Que onda como estan 
queria ver si me podian aclarar un poco este concepto
bueno en la uni tengo que hacer unos problemas de calculo de regulacion de voltajes y eficiencia
me piden considerar la eficiencia a diversas fracciones de la carga nominal

y me quede, carga nominal????
Bueno si el voltaje nominal es el mismo indicado por el transformador tanto para alta como baja, y la corriente nominal es aquella que se debe alcanzar con variaciones de voltajes en la prueba de corto circuito me imagino que la carga nominal podria ser 
1.-La impedancia minima que debo colocar es un transformador para obtener la corriente nominal al suministrar el voltaje nominal (pero es solo la carga que yo pongo, o la equivalente de las de cobre nucleo y la que yo ponga?)

para obtenerla hago un  circuito como el adjunto?





Otra cosa, no es exactamente el tema pero hay algo que me inquieta, el profesor de maquinas electricas dijo que la maxima eficiencia se daba cuando la potencia del cobre era igual a la del nucleo y la maxima potencia de carga se daba cuando la impedancia de cobre era la misma que la de carga es eso cierto?

la verdad no me quede muy convencido por que no lo ejemplifico con una derivada mal hecha usando resistencias donde le dio r1=r2 pero ami me dio r1=-r2 de modo que la potencia me daba infinito als er un corto circuito que me suena mas logico :s

buenod e antemano gracias


----------



## MrCarlos (Ago 30, 2009)

Hola

Voltaje, corriente, “carga”, nominales.
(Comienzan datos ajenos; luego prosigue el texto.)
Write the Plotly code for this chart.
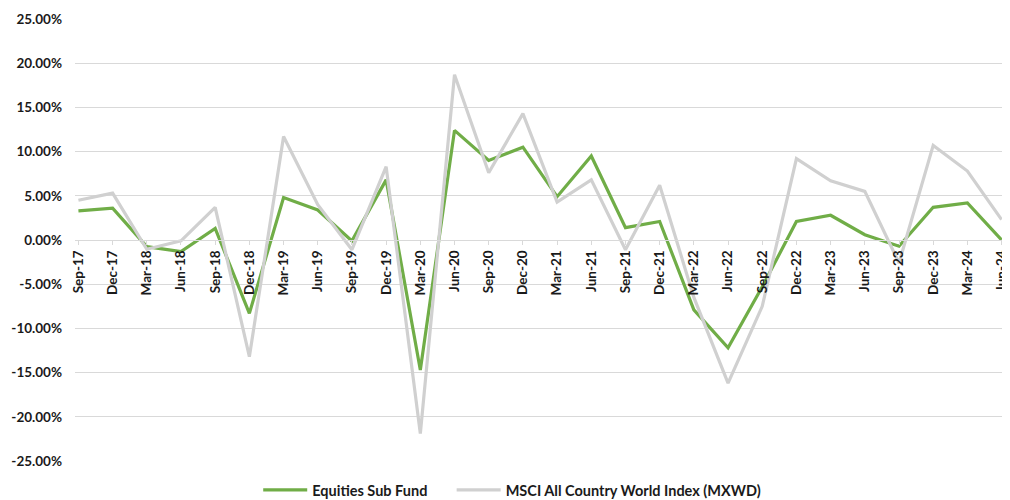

Son todas ellas especificaciones del fabricante. (Diseñador/Calculador Del Transformador).

Carga nominal, normalmente viene expresada en watts. (V x I). Otros la llaman VA. Voltamperes.

Si Está Bien Calculado El Transformador y No Se tiene el valor de carga nominal, ésta puede ser calculada partiendo del tamaño del núcleo, S = 1.2 x Raiz(W). Hay que despejar W partiendo de la S.

Donde:
S = Sección Del Núcleo En cm2.
W = Carga Nominal Expresada en Watts.
La Sección del núcleo es la parte donde está embobinado el alambre. Dicho de otra manera: es el área en cm2 que forman la parte central de las “E” que conforman el núcleo.

Una Vez Obtenido éste valor ya se puede calcular la eficiencia a diferentes fracciones de la “Carga nominal”  Ejem: 25%, 50%, 75%.

La “Otra cosa” (En tú mensaje) Es cierta ya que el transformador se puede considerar como una balanza romana, es en forma de “T”. Si le agregas un peso a un lado se refleja en el otro y en el CERO (Eficiencia). Analiza estas pequeñas formulas:
Ep/Es = Np/Ns = Is/Ip = RT(Relación de Transformación).
Donde:
Ep = Voltaje del Primario.
Es = Voltaje del secundario.
Np = Número de espiras del primario.
Ns = Número de espiras del secundario.
Is = Corriente del secundario.
Ip = Corriente del primario.

Saludos.
*A sus ordenes.*

PD: En los cálculos anteriores no está considerada la eficiencia la cual a priori se toma por 85% por lo tanto las perdidas Serán 15%.


----------